* **Data for this task**
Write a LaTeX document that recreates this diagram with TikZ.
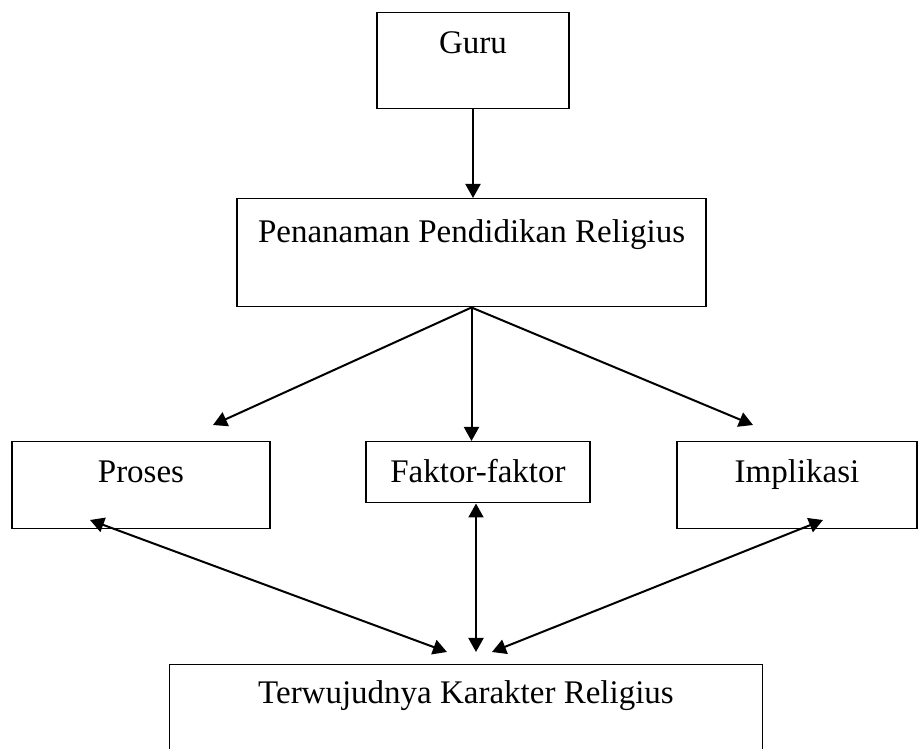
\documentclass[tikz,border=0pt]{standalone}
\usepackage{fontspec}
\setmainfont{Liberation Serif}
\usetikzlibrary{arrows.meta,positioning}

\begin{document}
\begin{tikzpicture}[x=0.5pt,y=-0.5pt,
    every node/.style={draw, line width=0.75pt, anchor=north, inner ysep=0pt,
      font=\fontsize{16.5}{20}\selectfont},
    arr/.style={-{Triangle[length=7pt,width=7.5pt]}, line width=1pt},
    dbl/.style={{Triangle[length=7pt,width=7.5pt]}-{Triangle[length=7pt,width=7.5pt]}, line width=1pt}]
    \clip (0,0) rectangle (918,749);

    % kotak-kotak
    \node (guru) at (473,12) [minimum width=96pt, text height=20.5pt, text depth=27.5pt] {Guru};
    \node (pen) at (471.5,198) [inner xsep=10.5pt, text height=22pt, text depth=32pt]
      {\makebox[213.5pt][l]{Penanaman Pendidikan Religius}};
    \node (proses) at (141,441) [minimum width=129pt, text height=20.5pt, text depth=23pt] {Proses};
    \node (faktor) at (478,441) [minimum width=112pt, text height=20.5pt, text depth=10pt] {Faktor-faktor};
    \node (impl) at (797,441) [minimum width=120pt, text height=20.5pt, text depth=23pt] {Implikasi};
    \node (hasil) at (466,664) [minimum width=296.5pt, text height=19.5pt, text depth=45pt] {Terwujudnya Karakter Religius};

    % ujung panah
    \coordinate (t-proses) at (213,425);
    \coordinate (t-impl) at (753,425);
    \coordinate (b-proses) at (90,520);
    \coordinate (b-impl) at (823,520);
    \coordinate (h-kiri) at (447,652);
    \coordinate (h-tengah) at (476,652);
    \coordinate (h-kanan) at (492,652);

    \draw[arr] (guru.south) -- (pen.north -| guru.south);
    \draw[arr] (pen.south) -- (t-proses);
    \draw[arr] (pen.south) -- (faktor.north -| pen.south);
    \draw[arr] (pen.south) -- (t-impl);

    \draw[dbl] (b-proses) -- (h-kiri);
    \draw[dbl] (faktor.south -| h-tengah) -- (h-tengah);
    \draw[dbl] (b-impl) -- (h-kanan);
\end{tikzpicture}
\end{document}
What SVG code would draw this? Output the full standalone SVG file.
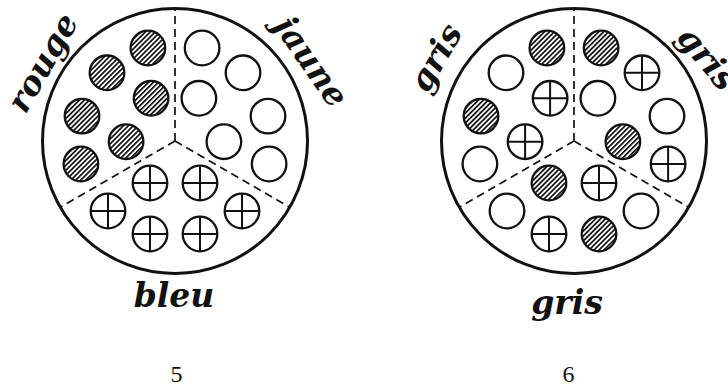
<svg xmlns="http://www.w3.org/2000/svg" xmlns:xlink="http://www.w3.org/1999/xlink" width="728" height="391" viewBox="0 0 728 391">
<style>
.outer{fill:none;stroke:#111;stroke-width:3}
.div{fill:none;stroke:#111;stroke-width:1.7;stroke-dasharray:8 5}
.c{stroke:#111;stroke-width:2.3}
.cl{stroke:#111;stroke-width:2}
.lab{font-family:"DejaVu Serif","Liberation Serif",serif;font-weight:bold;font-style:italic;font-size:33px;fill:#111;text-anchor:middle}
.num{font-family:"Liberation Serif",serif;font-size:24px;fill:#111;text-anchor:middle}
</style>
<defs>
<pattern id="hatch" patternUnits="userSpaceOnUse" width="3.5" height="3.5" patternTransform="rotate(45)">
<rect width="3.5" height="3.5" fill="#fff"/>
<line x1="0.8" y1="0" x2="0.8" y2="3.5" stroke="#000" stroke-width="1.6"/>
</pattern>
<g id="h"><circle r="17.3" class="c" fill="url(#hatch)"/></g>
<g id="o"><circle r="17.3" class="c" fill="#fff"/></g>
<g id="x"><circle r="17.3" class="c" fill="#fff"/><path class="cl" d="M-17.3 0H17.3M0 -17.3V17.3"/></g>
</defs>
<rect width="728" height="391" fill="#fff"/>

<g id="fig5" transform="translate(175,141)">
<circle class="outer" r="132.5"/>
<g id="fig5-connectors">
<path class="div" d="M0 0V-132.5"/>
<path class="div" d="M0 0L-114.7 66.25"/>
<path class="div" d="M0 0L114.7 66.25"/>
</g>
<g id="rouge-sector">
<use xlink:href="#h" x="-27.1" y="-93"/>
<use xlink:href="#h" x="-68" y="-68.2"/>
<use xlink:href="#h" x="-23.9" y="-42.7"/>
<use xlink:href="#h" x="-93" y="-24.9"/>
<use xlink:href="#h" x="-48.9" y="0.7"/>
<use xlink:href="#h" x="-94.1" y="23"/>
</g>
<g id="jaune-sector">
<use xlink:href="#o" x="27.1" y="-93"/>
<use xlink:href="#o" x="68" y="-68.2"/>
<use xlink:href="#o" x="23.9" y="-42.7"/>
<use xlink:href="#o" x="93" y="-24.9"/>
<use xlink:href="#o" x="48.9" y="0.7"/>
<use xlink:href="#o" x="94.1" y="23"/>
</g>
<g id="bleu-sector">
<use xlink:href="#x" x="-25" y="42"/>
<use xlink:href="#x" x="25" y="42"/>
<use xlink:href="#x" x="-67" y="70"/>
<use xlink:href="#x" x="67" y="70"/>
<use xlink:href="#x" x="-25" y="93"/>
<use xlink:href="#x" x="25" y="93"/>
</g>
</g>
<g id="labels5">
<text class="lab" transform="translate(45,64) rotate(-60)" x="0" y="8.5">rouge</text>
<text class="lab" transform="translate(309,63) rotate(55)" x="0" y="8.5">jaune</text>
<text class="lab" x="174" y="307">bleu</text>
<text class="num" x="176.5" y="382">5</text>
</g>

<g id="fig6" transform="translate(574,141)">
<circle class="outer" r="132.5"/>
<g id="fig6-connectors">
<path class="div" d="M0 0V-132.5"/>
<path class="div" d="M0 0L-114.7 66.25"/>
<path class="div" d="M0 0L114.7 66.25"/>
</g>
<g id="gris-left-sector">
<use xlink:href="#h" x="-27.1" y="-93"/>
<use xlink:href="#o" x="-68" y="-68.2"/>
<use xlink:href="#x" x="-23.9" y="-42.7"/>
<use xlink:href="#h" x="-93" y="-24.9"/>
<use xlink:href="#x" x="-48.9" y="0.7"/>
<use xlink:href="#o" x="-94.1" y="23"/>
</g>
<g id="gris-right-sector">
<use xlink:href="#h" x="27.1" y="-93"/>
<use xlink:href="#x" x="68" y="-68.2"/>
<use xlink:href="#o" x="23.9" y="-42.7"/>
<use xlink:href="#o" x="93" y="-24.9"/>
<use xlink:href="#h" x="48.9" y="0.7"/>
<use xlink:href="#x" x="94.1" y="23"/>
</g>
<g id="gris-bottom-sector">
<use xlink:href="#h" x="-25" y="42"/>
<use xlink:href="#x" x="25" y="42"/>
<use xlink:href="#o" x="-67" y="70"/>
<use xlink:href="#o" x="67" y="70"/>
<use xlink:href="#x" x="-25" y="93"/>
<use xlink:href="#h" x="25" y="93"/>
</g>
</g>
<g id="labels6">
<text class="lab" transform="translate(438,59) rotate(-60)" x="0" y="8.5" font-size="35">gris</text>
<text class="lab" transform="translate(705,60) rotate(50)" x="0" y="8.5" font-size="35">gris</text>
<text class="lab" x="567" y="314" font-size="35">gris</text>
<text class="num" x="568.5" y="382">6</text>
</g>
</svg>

* **The exercise**
Return the full material word for word. Do not include the pictures.

* **Response to this exercise**
Write a LaTeX document that recreates this diagram with TikZ.
\documentclass[tikz,border=0pt]{standalone}
\usepackage{fontspec}
\setmainfont{Liberation Serif}
\usetikzlibrary{arrows.meta,positioning}

\begin{document}
\begin{tikzpicture}[x=0.5pt,y=-0.5pt,
    every node/.style={draw, line width=0.75pt, anchor=north, inner ysep=0pt,
      font=\fontsize{16.5}{20}\selectfont},
    arr/.style={-{Triangle[length=7pt,width=7.5pt]}, line width=1pt},
    dbl/.style={{Triangle[length=7pt,width=7.5pt]}-{Triangle[length=7pt,width=7.5pt]}, line width=1pt}]
    \clip (0,0) rectangle (918,749);

    % kotak-kotak
    \node (guru) at (473,12) [minimum width=96pt, text height=20.5pt, text depth=27.5pt] {Guru};
    \node (pen) at (471.5,198) [inner xsep=10.5pt, text height=22pt, text depth=32pt]
      {\makebox[213.5pt][l]{Penanaman Pendidikan Religius}};
    \node (proses) at (141,441) [minimum width=129pt, text height=20.5pt, text depth=23pt] {Proses};
    \node (faktor) at (478,441) [minimum width=112pt, text height=20.5pt, text depth=10pt] {Faktor-faktor};
    \node (impl) at (797,441) [minimum width=120pt, text height=20.5pt, text depth=23pt] {Implikasi};
    \node (hasil) at (466,664) [minimum width=296.5pt, text height=19.5pt, text depth=45pt] {Terwujudnya Karakter Religius};

    % ujung panah
    \coordinate (t-proses) at (213,425);
    \coordinate (t-impl) at (753,425);
    \coordinate (b-proses) at (90,520);
    \coordinate (b-impl) at (823,520);
    \coordinate (h-kiri) at (447,652);
    \coordinate (h-tengah) at (476,652);
    \coordinate (h-kanan) at (492,652);

    \draw[arr] (guru.south) -- (pen.north -| guru.south);
    \draw[arr] (pen.south) -- (t-proses);
    \draw[arr] (pen.south) -- (faktor.north -| pen.south);
    \draw[arr] (pen.south) -- (t-impl);

    \draw[dbl] (b-proses) -- (h-kiri);
    \draw[dbl] (faktor.south -| h-tengah) -- (h-tengah);
    \draw[dbl] (b-impl) -- (h-kanan);
\end{tikzpicture}
\end{document}
What SVG code would draw this? Output the full standalone SVG file.
<svg xmlns="http://www.w3.org/2000/svg" xmlns:xlink="http://www.w3.org/1999/xlink" width="728" height="391" viewBox="0 0 728 391">
<style>
.outer{fill:none;stroke:#111;stroke-width:3}
.div{fill:none;stroke:#111;stroke-width:1.7;stroke-dasharray:8 5}
.c{stroke:#111;stroke-width:2.3}
.cl{stroke:#111;stroke-width:2}
.lab{font-family:"DejaVu Serif","Liberation Serif",serif;font-weight:bold;font-style:italic;font-size:33px;fill:#111;text-anchor:middle}
.num{font-family:"Liberation Serif",serif;font-size:24px;fill:#111;text-anchor:middle}
</style>
<defs>
<pattern id="hatch" patternUnits="userSpaceOnUse" width="3.5" height="3.5" patternTransform="rotate(45)">
<rect width="3.5" height="3.5" fill="#fff"/>
<line x1="0.8" y1="0" x2="0.8" y2="3.5" stroke="#000" stroke-width="1.6"/>
</pattern>
<g id="h"><circle r="17.3" class="c" fill="url(#hatch)"/></g>
<g id="o"><circle r="17.3" class="c" fill="#fff"/></g>
<g id="x"><circle r="17.3" class="c" fill="#fff"/><path class="cl" d="M-17.3 0H17.3M0 -17.3V17.3"/></g>
</defs>
<rect width="728" height="391" fill="#fff"/>

<g id="fig5" transform="translate(175,141)">
<circle class="outer" r="132.5"/>
<g id="fig5-connectors">
<path class="div" d="M0 0V-132.5"/>
<path class="div" d="M0 0L-114.7 66.25"/>
<path class="div" d="M0 0L114.7 66.25"/>
</g>
<g id="rouge-sector">
<use xlink:href="#h" x="-27.1" y="-93"/>
<use xlink:href="#h" x="-68" y="-68.2"/>
<use xlink:href="#h" x="-23.9" y="-42.7"/>
<use xlink:href="#h" x="-93" y="-24.9"/>
<use xlink:href="#h" x="-48.9" y="0.7"/>
<use xlink:href="#h" x="-94.1" y="23"/>
</g>
<g id="jaune-sector">
<use xlink:href="#o" x="27.1" y="-93"/>
<use xlink:href="#o" x="68" y="-68.2"/>
<use xlink:href="#o" x="23.9" y="-42.7"/>
<use xlink:href="#o" x="93" y="-24.9"/>
<use xlink:href="#o" x="48.9" y="0.7"/>
<use xlink:href="#o" x="94.1" y="23"/>
</g>
<g id="bleu-sector">
<use xlink:href="#x" x="-25" y="42"/>
<use xlink:href="#x" x="25" y="42"/>
<use xlink:href="#x" x="-67" y="70"/>
<use xlink:href="#x" x="67" y="70"/>
<use xlink:href="#x" x="-25" y="93"/>
<use xlink:href="#x" x="25" y="93"/>
</g>
</g>
<g id="labels5">
<text class="lab" transform="translate(45,64) rotate(-60)" x="0" y="8.5">rouge</text>
<text class="lab" transform="translate(309,63) rotate(55)" x="0" y="8.5">jaune</text>
<text class="lab" x="174" y="307">bleu</text>
<text class="num" x="176.5" y="382">5</text>
</g>

<g id="fig6" transform="translate(574,141)">
<circle class="outer" r="132.5"/>
<g id="fig6-connectors">
<path class="div" d="M0 0V-132.5"/>
<path class="div" d="M0 0L-114.7 66.25"/>
<path class="div" d="M0 0L114.7 66.25"/>
</g>
<g id="gris-left-sector">
<use xlink:href="#h" x="-27.1" y="-93"/>
<use xlink:href="#o" x="-68" y="-68.2"/>
<use xlink:href="#x" x="-23.9" y="-42.7"/>
<use xlink:href="#h" x="-93" y="-24.9"/>
<use xlink:href="#x" x="-48.9" y="0.7"/>
<use xlink:href="#o" x="-94.1" y="23"/>
</g>
<g id="gris-right-sector">
<use xlink:href="#h" x="27.1" y="-93"/>
<use xlink:href="#x" x="68" y="-68.2"/>
<use xlink:href="#o" x="23.9" y="-42.7"/>
<use xlink:href="#o" x="93" y="-24.9"/>
<use xlink:href="#h" x="48.9" y="0.7"/>
<use xlink:href="#x" x="94.1" y="23"/>
</g>
<g id="gris-bottom-sector">
<use xlink:href="#h" x="-25" y="42"/>
<use xlink:href="#x" x="25" y="42"/>
<use xlink:href="#o" x="-67" y="70"/>
<use xlink:href="#o" x="67" y="70"/>
<use xlink:href="#x" x="-25" y="93"/>
<use xlink:href="#h" x="25" y="93"/>
</g>
</g>
<g id="labels6">
<text class="lab" transform="translate(438,59) rotate(-60)" x="0" y="8.5" font-size="35">gris</text>
<text class="lab" transform="translate(705,60) rotate(50)" x="0" y="8.5" font-size="35">gris</text>
<text class="lab" x="567" y="314" font-size="35">gris</text>
<text class="num" x="568.5" y="382">6</text>
</g>
</svg>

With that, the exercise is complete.